Use global temp views when you genuinely need to share data across SparkSessions—for example, reference tables that multiple concurrent sessions need to access without recomputing.
Common Pitfalls and Best Practices
Handle Existing Views Gracefully
The createTempView() method (without “OrReplace”) throws an error if the view already exists:
# First call succeeds
employees_df.createTempView("staff")
# Second call throws AnalysisException
# employees_df.createTempView("staff") # Error!
# Safe approach: use createOrReplaceTempView
employees_df.createOrReplaceTempView("staff") # Always works
For global temp views, use createOrReplaceGlobalTempView() to avoid similar issues:
# Safe global view creation
employees_df.createOrReplaceGlobalTempView("global_staff")
Clean Up When Appropriate
While temp views don’t duplicate data, they do consume catalog metadata.
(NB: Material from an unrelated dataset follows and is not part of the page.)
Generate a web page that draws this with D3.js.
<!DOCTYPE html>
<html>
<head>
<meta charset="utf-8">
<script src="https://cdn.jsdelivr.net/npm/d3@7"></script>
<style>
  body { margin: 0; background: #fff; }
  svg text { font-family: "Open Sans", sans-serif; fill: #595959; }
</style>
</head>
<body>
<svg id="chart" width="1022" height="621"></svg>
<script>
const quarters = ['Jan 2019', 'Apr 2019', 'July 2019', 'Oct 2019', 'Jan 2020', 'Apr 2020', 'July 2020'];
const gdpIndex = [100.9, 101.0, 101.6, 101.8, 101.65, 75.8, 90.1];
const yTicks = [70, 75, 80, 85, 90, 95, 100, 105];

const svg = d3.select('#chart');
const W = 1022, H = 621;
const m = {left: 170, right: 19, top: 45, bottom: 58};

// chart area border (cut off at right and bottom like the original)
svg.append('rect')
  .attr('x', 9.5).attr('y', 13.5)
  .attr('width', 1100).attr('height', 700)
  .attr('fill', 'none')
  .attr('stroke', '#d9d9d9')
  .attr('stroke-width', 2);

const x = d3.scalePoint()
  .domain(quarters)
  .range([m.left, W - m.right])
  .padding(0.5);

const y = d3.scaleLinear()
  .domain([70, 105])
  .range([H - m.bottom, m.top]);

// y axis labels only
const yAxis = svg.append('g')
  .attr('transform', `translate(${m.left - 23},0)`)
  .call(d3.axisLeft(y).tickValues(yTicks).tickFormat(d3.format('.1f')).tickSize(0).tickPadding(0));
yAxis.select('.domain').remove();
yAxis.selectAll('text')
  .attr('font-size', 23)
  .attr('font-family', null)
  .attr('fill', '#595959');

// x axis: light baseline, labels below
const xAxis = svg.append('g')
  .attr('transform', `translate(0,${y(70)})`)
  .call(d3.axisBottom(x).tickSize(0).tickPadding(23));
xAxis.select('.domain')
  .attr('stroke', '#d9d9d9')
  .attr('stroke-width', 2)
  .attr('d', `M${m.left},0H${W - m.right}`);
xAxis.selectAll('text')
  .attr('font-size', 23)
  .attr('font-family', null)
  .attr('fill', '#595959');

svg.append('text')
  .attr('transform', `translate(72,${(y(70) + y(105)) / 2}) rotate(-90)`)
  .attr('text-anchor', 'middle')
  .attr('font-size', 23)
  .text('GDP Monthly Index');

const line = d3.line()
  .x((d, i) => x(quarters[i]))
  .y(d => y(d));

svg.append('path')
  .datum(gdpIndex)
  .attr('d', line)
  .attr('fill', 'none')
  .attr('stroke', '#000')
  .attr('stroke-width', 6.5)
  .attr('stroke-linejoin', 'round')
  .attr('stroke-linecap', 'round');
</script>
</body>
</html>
In long-running applications, explicitly drop views you no longer need:
# Drop a session-scoped view
spark.catalog.dropTempView("employees")
# Drop a global temp view
spark.catalog.dropGlobalTempView("global_employees")
# Check if a view exists before dropping
if spark.catalog.tableExists("employees"):
spark.catalog.dropTempView("employees")
Use Descriptive Names
Treat view names like variable names—make them descriptive:
# Poor naming
df.createOrReplaceTempView("temp1")
# Better naming
df.createOrReplaceTempView("filtered_active_customers_2024")
Understand That Views Are Lazy
Temp views don’t materialize data. They’re essentially named query plans. Each SQL query against a view re-executes the underlying DataFrame transformations:
# This transformation runs every time you query the view
expensive_df = spark.read.parquet("huge_dataset.parquet") \
.filter("status = 'active'") \
.groupBy("category").agg({"amount": "sum"})
expensive_df.createOrReplaceTempView("category_totals")
# Both queries re-execute the full transformation
spark.sql("SELECT * FROM category_totals WHERE category = 'A'").show()
spark.sql("SELECT * FROM category_totals WHERE category = 'B'").show()
If you’re querying the same view repeatedly, consider caching the underlying DataFrame:
expensive_df.cache()
expensive_df.createOrReplaceTempView("category_totals")
Temp views bridge the gap between PySpark’s DataFrame API and SQL. Use createOrReplaceTempView() as your default, reserve global temp views for genuine cross-session needs, and remember that views are metadata, not materialized data. With these fundamentals, you can seamlessly mix DataFrame transformations and SQL queries in your Spark applications.